Matrescence: Why Becoming a Mother Changes Everything
In the 1970s, anthropologist Dana Raphael coined the term "matrescence" to describe the developmental transition of becoming a mother. Like adolescence, it is a period of profound physical, emotional, and identity change. Like adolescence, it can be turbulent. Unlike adolescence, we barely acknowledge it.
## The Identity Disruption Is Real
New mothers often describe a strange grief — for who they were before. They love their baby. They also miss their old life, their old self, their old sense of autonomy. These feelings coexist. Feeling grief and love simultaneously is not a contradiction. It is matrescence.

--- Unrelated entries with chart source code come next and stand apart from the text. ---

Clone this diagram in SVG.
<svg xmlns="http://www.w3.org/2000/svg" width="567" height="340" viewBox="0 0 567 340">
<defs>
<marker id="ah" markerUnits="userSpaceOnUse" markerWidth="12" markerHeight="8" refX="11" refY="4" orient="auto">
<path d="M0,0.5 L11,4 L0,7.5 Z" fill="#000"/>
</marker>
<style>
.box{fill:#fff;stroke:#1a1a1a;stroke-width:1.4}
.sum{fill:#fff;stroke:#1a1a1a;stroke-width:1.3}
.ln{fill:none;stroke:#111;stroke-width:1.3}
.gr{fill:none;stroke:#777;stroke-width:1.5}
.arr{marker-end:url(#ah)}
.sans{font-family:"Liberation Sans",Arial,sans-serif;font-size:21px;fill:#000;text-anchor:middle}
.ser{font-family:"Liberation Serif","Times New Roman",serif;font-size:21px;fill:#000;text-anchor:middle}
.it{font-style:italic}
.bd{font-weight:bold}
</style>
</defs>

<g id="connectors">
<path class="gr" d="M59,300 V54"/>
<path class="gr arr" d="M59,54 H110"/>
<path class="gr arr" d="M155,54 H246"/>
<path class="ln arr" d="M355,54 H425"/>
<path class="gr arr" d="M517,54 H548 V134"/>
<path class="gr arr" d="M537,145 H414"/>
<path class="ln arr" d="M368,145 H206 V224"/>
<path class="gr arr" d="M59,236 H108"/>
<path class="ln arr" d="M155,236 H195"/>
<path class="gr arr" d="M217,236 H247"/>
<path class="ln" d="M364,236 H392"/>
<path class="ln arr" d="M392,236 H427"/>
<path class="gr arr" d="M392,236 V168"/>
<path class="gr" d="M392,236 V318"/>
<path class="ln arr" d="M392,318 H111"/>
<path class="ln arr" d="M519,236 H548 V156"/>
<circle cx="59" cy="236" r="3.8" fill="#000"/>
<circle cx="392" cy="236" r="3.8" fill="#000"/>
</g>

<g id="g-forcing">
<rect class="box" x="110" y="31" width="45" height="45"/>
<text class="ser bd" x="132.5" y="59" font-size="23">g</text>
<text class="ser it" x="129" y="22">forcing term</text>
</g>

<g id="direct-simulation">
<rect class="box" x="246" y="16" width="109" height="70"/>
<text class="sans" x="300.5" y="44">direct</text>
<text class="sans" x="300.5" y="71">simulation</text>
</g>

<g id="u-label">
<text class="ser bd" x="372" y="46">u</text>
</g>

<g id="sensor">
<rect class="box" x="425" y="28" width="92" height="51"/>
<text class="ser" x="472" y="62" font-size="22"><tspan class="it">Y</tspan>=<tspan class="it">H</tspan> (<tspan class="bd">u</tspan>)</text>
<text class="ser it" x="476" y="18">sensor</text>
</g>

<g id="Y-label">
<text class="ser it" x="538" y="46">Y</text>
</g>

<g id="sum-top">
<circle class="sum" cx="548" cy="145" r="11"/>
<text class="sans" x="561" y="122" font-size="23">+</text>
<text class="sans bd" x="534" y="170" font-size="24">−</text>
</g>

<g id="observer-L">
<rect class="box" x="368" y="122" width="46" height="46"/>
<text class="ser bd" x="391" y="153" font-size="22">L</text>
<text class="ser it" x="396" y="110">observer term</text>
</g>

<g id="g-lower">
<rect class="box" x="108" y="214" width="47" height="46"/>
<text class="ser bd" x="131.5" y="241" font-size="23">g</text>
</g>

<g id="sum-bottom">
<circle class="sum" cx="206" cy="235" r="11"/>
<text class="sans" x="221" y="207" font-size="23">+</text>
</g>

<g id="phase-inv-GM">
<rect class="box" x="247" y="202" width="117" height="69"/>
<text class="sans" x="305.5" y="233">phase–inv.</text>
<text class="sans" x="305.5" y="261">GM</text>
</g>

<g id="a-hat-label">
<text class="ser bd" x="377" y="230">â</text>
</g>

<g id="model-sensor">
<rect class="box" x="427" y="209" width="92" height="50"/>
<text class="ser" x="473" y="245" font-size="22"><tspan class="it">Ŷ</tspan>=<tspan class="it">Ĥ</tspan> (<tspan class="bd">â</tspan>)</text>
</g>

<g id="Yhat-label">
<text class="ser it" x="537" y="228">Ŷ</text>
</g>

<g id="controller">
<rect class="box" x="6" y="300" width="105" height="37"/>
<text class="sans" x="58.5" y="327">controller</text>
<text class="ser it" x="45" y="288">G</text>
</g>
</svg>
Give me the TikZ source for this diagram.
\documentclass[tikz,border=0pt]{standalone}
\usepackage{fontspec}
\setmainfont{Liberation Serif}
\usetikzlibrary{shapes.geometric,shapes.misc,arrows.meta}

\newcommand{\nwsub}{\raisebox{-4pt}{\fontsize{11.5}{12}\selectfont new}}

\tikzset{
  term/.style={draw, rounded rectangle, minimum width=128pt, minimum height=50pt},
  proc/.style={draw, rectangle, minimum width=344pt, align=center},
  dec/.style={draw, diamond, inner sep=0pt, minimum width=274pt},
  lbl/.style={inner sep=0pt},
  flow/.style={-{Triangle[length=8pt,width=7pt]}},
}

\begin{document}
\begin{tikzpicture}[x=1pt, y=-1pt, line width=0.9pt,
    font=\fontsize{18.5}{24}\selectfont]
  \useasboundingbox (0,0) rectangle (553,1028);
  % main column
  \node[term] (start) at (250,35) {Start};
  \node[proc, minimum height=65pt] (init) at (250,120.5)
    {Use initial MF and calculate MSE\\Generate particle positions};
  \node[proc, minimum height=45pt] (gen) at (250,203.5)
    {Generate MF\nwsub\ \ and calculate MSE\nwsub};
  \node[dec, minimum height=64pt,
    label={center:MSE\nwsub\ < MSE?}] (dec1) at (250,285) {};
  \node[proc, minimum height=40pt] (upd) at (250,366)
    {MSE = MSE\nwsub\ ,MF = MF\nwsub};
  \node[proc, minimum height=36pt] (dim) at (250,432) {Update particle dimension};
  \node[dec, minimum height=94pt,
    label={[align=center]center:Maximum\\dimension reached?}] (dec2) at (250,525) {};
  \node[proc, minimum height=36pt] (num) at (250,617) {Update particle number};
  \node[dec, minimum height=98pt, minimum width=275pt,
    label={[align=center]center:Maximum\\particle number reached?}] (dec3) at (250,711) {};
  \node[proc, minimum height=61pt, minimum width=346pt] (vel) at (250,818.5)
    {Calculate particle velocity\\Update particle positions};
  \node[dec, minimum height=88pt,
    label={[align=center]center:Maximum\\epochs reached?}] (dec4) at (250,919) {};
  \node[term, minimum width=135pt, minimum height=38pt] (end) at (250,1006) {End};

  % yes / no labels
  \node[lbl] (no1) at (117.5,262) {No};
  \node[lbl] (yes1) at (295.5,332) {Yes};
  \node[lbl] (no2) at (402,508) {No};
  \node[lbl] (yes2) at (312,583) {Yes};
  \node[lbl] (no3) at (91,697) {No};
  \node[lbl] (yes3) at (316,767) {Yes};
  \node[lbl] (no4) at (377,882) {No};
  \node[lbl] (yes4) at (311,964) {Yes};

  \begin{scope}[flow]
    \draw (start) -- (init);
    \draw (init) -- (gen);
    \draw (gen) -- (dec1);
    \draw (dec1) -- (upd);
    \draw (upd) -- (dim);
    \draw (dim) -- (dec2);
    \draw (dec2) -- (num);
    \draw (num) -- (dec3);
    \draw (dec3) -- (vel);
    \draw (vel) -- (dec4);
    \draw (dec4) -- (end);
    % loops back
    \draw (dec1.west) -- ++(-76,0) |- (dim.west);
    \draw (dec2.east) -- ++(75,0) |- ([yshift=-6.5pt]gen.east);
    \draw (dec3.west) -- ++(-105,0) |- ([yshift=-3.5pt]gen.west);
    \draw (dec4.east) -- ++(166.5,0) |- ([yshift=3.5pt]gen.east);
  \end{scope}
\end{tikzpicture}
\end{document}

## What Society Gets Wrong
We expect new mothers to be only grateful. Ambivalence, loss, and confusion are treated as red flags rather than normal features of an enormous life transition. This leaves women feeling broken when they are actually just going through something hard.
## The Developmental Lens
When I work with new mothers, I try to offer this reframe: you are not failing at motherhood. You are doing the difficult work of becoming. That process takes longer than the newborn phase. It is not over at six weeks postpartum.
## What Helps
Naming it helps. Having language for your experience — "I am in matrescence" — reduces the shame around the harder feelings. Community helps. Therapy helps. Time helps. You are not supposed to have it all figured out. You are supposed to be figuring it out.
Reading this as a grief therapist — you're describing something that shares so much with anticipatory grief. Mourning a previous self while also loving what's arrived. We don't have cultural scripts for grief that sits alongside joy.
Matrescence looks different when the cultural expectation is that motherhood is supposed to complete you. A lot of my South Asian clients can't even admit to the grief component — it would feel like a betrayal of the role they're supposed to be grateful for.